Fortunately for Pearson, I don't see a huge threat in Miller in this match-up. While Miller is certainly a fighter who can pull off slick submissions on the ground, his striking skills will likely be his demise in this fight. As noted in the lead-up to this fight, Pearson has already spoken about his strategy against Miller, and it runs along the same lines as the game plans he implemented against Dennis Siver and Aaron Riley. Fast feet and fast hands, meaning we'll probably see Pearson throw punches from range and pepper Miller over the course of three rounds.
Miller's counter to those types of opponents is his grappling prowess, but Pearson's takedown defense and wrestling ability isn't exactly green. He's fairly strong, knows how to sprawl quite effectively, and the fact that he strikes from a distance only helps his strategy of maintaining his feet. He's improved considerably in both his stand-up game and ability to stuff takedowns, but that isn't to say he's invulnerable to some more creative ways of bringing him to the mat.
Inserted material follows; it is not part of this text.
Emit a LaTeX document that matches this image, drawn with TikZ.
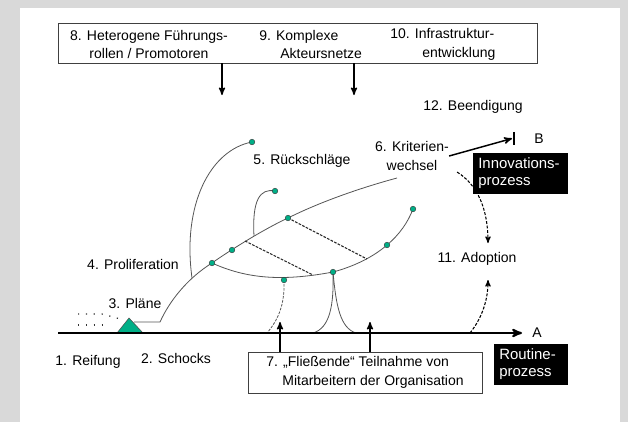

Miller will need to close distance to make that happen or lull Pearson into a false sense of security. In any case, I don't think Miller will be able to implement that type of gameplan, mainly because we haven't seen Pearson deviate from his own gameplan in any of his three appearances in the Octagon. He's fairly discipline in maintaining range and staying away from his opponent's strengths.
In the end, this is another fight in Ross Pearson's progression up the ladder. He should have all the advantages with the exception of getting into a dangerous situation on the ground in which Miller has control of a limb. If Miller can't gain that position or get Pearson to the ground, look for Pearson to pepper him on the feet and win via decision.